To do:
Return all lines that include the string "chart".

Provided data:
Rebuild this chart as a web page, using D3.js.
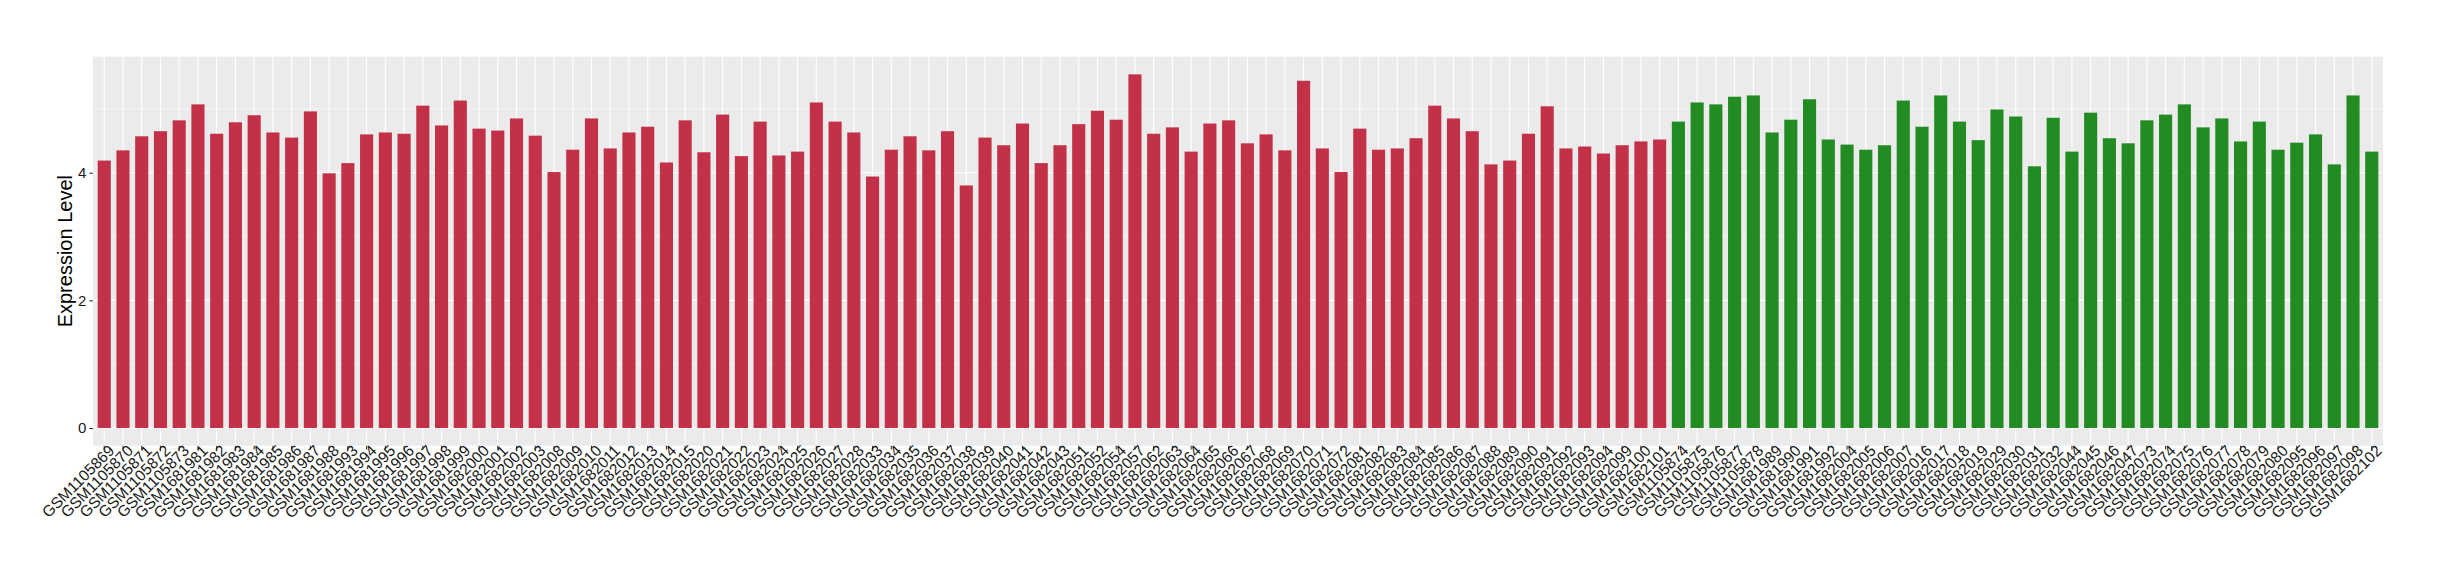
<!DOCTYPE html>
<html>
<head>
<meta charset="utf-8">
<script src="https://cdn.jsdelivr.net/npm/d3@7"></script>
<style>
  body { margin: 0; background: #fff; }
  svg text { font-family: "Liberation Sans", Arial, Helvetica, sans-serif; }
</style>
</head>
<body>
<svg id="chart" width="2440" height="580"></svg>
<script>
// first group (red bars)
const samplesRed = [
  "GSM1105869", "GSM1105870", "GSM1105871", "GSM1105872", "GSM1105873",
  "GSM1681981", "GSM1681982", "GSM1681983", "GSM1681984", "GSM1681985",
  "GSM1681986", "GSM1681987", "GSM1681988", "GSM1681993", "GSM1681994",
  "GSM1681995", "GSM1681996", "GSM1681997", "GSM1681998", "GSM1681999",
  "GSM1682000", "GSM1682001", "GSM1682002", "GSM1682003", "GSM1682008",
  "GSM1682009", "GSM1682010", "GSM1682011", "GSM1682012", "GSM1682013",
  "GSM1682014", "GSM1682015", "GSM1682020", "GSM1682021", "GSM1682022",
  "GSM1682023", "GSM1682024", "GSM1682025", "GSM1682026", "GSM1682027",
  "GSM1682028", "GSM1682033", "GSM1682034", "GSM1682035", "GSM1682036",
  "GSM1682037", "GSM1682038", "GSM1682039", "GSM1682040", "GSM1682041",
  "GSM1682042", "GSM1682043", "GSM1682051", "GSM1682052", "GSM1682054",
  "GSM1682057", "GSM1682062", "GSM1682063", "GSM1682064", "GSM1682065",
  "GSM1682066", "GSM1682067", "GSM1682068", "GSM1682069", "GSM1682070",
  "GSM1682071", "GSM1682072", "GSM1682081", "GSM1682082", "GSM1682083",
  "GSM1682084", "GSM1682085", "GSM1682086", "GSM1682087", "GSM1682088",
  "GSM1682089", "GSM1682090", "GSM1682091", "GSM1682092", "GSM1682093",
  "GSM1682094", "GSM1682099", "GSM1682100", "GSM1682101"
];
const valuesRed = [
  4.19, 4.35, 4.57, 4.65, 4.82, 5.07, 4.61, 4.79, 4.90, 4.63,
  4.55, 4.96, 3.99, 4.15, 4.60, 4.63, 4.61, 5.05, 4.74, 5.13,
  4.69, 4.66, 4.85, 4.58, 4.01, 4.36, 4.85, 4.38, 4.63, 4.72,
  4.16, 4.82, 4.32, 4.91, 4.26, 4.80, 4.27, 4.33, 5.10, 4.80,
  4.63, 3.94, 4.36, 4.57, 4.35, 4.65, 3.80, 4.55, 4.43, 4.77,
  4.15, 4.43, 4.76, 4.97, 4.83, 5.54, 4.61, 4.71, 4.33, 4.77,
  4.82, 4.46, 4.60, 4.35, 5.44, 4.38, 4.01, 4.69, 4.36, 4.38,
  4.54, 5.05, 4.85, 4.65, 4.13, 4.19, 4.61, 5.04, 4.38, 4.41,
  4.30, 4.43, 4.49, 4.52
];

// second group (green bars)
const samplesGreen = [
  "GSM1105874", "GSM1105875", "GSM1105876", "GSM1105877", "GSM1105878",
  "GSM1681989", "GSM1681990", "GSM1681991", "GSM1681992", "GSM1682004",
  "GSM1682005", "GSM1682006", "GSM1682007", "GSM1682016", "GSM1682017",
  "GSM1682018", "GSM1682019", "GSM1682029", "GSM1682030", "GSM1682031",
  "GSM1682032", "GSM1682044", "GSM1682045", "GSM1682046", "GSM1682047",
  "GSM1682073", "GSM1682074", "GSM1682075", "GSM1682076", "GSM1682077",
  "GSM1682078", "GSM1682079", "GSM1682080", "GSM1682095", "GSM1682096",
  "GSM1682097", "GSM1682098", "GSM1682102"
];
const valuesGreen = [
  4.80, 5.10, 5.07, 5.19, 5.21, 4.63, 4.83, 5.15, 4.52, 4.44,
  4.36, 4.43, 5.13, 4.72, 5.21, 4.80, 4.51, 4.99, 4.88, 4.10,
  4.86, 4.33, 4.94, 4.54, 4.46, 4.82, 4.91, 5.07, 4.71, 4.85,
  4.49, 4.80, 4.36, 4.47, 4.60, 4.13, 5.21, 4.33
];

const yTicks = [0, 2, 4];
const yMinor = [1, 3, 5];

const colors = { red: "#C33149", green: "#228B22" };

const data = samplesRed.map((s, i) => ({ sample: s, value: valuesRed[i], group: "red" }))
  .concat(samplesGreen.map((s, i) => ({ sample: s, value: valuesGreen[i], group: "green" })));

const svg = d3.select("#chart");
const panel = { left: 93, right: 2383, top: 56.7, bottom: 445.7 };

const x = d3.scaleBand()
  .domain(data.map(d => d.sample))
  .range([panel.left, panel.right])
  .paddingInner(0.3)
  .paddingOuter(0.25);

// ggplot style 5% expansion
const maxV = d3.max(data, d => d.value);
const y = d3.scaleLinear()
  .domain([-maxV * 0.05, maxV * 1.05])
  .range([panel.bottom, panel.top]);

// panel background
svg.append("rect")
  .attr("x", panel.left).attr("y", panel.top)
  .attr("width", panel.right - panel.left)
  .attr("height", panel.bottom - panel.top)
  .attr("fill", "#EBEBEB");

// grid
svg.append("g").selectAll("line").data(yMinor).join("line")
  .attr("x1", panel.left).attr("x2", panel.right)
  .attr("y1", d => y(d)).attr("y2", d => y(d))
  .attr("stroke", "#fff").attr("stroke-width", 0.55);

svg.append("g").selectAll("line").data(yTicks).join("line")
  .attr("x1", panel.left).attr("x2", panel.right)
  .attr("y1", d => y(d)).attr("y2", d => y(d))
  .attr("stroke", "#fff").attr("stroke-width", 1.1);

svg.append("g").selectAll("line").data(data).join("line")
  .attr("x1", d => x(d.sample) + x.bandwidth() / 2)
  .attr("x2", d => x(d.sample) + x.bandwidth() / 2)
  .attr("y1", panel.top).attr("y2", panel.bottom)
  .attr("stroke", "#fff").attr("stroke-width", 1.1);

// bars
svg.append("g").selectAll("rect").data(data).join("rect")
  .attr("x", d => x(d.sample))
  .attr("width", x.bandwidth())
  .attr("y", d => y(d.value))
  .attr("height", d => y(0) - y(d.value))
  .attr("fill", d => colors[d.group]);

// y axis
const yAxis = svg.append("g")
  .attr("transform", `translate(${panel.left},0)`)
  .call(d3.axisLeft(y).tickValues(yTicks).tickSize(3.7).tickPadding(3).tickFormat(d3.format("d")));
yAxis.select(".domain").remove();
yAxis.selectAll(".tick line").attr("stroke", "#333").attr("stroke-width", 1.1);
yAxis.selectAll(".tick text").attr("fill", "#1A1A1A").style("font-size", "15px");

// x axis
const xAxis = svg.append("g")
  .attr("transform", `translate(0,${panel.bottom})`)
  .call(d3.axisBottom(x).tickSize(3.7).tickPadding(3));
xAxis.select(".domain").remove();
xAxis.selectAll(".tick line").attr("stroke", "#333").attr("stroke-width", 1.1);
xAxis.selectAll(".tick text")
  .attr("fill", "#1A1A1A")
  .style("font-size", "15.5px")
  .attr("text-anchor", "end")
  .attr("y", 0)
  .attr("dy", 0)
  .attr("transform", "translate(11,6) rotate(-45)");

// y title
svg.append("text")
  .attr("transform", `translate(72,${(panel.top + panel.bottom) / 2}) rotate(-90)`)
  .attr("text-anchor", "middle")
  .style("font-size", "20px")
  .attr("fill", "#000")
  .text("Expression Level");
</script>
</body>
</html>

Problem solution:
Rebuild this chart as a web page, using D3.js.
<svg id="chart" width="2440" height="580"></svg>
const svg = d3.select("#chart");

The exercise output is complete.